One wonders how much real aquatic knowledge is being dispensed here. The term Evening Rise is over a hundred years old and is of the Catskill tradition. Those knowledgeable old timers knew that it was a fools game to be out at noon, in July, when the temperature was 85 degrees. They waited till the evening when insects, trout and people feel the most comfortable. What do I mean by that? Doug Swisher and Carl Richards, the authors of the great book SELECTIVE TROUT, said just that. In the Spring and Fall the best time of day for humans is mid day. That happens to be when most insects are hatching during those seasons. The temperatures are right for us. The trout like it because that's when the food (insects) are most active. In mid Summer the mid day sun can be too uncomfortable for humans. It's also a time when you don't see much aquatic insect activity. The trout aren't doing much either except going after a beetle or two. But the game changes as the light levels diminish and the air begins to cool. That's when you see aquatic insects and feeding trout.

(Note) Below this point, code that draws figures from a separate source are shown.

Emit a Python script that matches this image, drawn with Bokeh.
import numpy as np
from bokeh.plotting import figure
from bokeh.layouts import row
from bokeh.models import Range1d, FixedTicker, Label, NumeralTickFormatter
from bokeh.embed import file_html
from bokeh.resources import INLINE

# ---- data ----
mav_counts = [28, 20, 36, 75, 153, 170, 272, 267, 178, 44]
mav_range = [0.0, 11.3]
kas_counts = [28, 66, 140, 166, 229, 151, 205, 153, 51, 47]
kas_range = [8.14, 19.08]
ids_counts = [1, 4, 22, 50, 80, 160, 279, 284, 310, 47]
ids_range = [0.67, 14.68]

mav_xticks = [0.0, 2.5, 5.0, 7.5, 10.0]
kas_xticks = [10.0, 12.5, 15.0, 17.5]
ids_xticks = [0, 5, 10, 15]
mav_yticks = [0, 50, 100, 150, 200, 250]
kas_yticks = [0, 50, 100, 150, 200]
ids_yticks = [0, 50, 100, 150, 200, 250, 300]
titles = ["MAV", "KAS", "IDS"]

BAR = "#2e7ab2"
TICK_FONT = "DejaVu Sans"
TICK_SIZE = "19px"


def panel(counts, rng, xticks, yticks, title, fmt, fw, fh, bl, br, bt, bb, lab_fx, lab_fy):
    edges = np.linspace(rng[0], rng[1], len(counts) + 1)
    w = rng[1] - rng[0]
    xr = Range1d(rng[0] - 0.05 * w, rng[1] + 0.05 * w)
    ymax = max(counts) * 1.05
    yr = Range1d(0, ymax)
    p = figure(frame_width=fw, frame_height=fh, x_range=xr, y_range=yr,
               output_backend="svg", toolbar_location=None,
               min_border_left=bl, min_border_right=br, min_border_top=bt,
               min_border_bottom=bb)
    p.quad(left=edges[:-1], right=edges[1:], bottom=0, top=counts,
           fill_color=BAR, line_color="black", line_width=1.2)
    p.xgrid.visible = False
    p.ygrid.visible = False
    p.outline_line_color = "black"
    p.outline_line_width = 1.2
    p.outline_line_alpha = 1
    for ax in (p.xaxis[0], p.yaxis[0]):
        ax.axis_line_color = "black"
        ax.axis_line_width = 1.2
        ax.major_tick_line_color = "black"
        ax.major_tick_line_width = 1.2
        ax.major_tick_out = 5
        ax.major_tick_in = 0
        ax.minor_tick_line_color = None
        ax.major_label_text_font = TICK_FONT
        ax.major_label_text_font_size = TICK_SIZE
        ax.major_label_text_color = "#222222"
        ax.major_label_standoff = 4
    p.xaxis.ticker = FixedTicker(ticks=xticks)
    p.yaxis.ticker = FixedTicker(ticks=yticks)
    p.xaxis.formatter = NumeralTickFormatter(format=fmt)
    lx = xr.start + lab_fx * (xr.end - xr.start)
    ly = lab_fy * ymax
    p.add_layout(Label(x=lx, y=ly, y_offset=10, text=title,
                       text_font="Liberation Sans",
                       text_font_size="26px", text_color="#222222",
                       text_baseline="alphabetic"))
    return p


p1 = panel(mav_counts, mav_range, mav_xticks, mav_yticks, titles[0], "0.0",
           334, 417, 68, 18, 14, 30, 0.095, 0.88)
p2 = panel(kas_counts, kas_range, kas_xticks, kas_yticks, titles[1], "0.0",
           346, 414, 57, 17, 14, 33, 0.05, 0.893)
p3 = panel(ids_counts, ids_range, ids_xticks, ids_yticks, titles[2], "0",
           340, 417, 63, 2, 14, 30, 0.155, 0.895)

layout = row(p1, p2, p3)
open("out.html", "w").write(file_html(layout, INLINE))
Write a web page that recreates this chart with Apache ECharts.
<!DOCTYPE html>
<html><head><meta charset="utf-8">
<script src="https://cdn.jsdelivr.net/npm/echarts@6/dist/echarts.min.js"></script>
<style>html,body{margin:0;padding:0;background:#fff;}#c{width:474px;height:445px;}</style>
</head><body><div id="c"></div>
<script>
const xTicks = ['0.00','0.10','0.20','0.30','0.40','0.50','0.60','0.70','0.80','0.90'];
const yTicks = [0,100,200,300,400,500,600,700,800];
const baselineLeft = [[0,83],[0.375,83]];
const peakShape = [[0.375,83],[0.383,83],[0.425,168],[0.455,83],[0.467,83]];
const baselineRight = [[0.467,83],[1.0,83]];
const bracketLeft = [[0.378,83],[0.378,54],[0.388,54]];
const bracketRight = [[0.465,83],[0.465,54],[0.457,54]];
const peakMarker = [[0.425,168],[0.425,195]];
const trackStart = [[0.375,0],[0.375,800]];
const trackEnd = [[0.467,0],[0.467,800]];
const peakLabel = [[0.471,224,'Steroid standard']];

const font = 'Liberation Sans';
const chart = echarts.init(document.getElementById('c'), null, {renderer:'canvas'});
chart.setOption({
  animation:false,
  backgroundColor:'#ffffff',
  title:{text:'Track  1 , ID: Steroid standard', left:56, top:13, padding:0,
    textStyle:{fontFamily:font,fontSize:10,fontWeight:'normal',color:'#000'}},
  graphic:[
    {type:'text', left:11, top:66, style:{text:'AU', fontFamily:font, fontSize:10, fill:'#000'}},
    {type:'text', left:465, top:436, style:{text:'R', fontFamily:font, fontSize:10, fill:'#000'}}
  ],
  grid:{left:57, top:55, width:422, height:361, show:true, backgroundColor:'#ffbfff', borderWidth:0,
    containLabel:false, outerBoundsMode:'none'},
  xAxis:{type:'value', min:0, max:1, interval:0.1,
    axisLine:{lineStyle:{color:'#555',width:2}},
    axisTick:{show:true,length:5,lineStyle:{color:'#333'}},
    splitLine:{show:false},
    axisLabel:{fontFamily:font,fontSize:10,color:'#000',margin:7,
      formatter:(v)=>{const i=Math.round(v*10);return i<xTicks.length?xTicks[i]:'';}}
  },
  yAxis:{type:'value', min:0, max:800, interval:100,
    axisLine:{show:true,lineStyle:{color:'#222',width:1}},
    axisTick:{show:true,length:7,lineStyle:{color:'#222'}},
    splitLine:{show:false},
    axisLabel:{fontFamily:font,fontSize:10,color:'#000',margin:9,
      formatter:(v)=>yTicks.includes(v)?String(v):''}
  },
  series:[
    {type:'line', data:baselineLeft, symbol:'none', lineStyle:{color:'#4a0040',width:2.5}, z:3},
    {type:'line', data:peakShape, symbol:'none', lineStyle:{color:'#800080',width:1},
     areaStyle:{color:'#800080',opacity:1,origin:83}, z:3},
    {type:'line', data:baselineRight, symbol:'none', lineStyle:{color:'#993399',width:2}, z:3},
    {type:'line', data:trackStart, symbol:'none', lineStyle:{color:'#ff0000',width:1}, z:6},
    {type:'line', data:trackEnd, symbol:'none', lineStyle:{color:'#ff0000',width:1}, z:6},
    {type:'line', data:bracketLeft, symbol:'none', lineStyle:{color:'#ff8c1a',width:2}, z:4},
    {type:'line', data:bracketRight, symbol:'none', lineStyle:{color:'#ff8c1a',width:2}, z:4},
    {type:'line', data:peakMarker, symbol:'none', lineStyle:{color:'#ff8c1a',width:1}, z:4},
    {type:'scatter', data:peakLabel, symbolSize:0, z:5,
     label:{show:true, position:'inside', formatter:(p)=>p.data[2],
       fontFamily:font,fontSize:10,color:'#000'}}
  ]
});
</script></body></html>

Why the confusion when the answer has been in the fly fishing literature for many decades? I think the answer is that some are confusing one type of river with another. Go to a bottom release tailwater and you can catch trout all day regardless of the air temperatures. Go to Montana and fish on a hot July day and you may still be fishing snow melt. It's not the Northeast where the rules are different.

This season when someone "in the know" says that you should wait until the Fall stocking to fish a certain river just smile and get out to that favorite pool or run at 7:30 and wait for the action. The guy "in the know" will not be there. Neither will many others. You'll have the shadows, the insects and the trout to yourself. I've been doing this for decades.

Ken

P.S. Try 4:00 am in early July on the Millers. More rising trout than I could count and it was all over by 5:30 when the sun was bright in the morning sky!

P.P.S. I forgot, the update. Talk to you in April!!!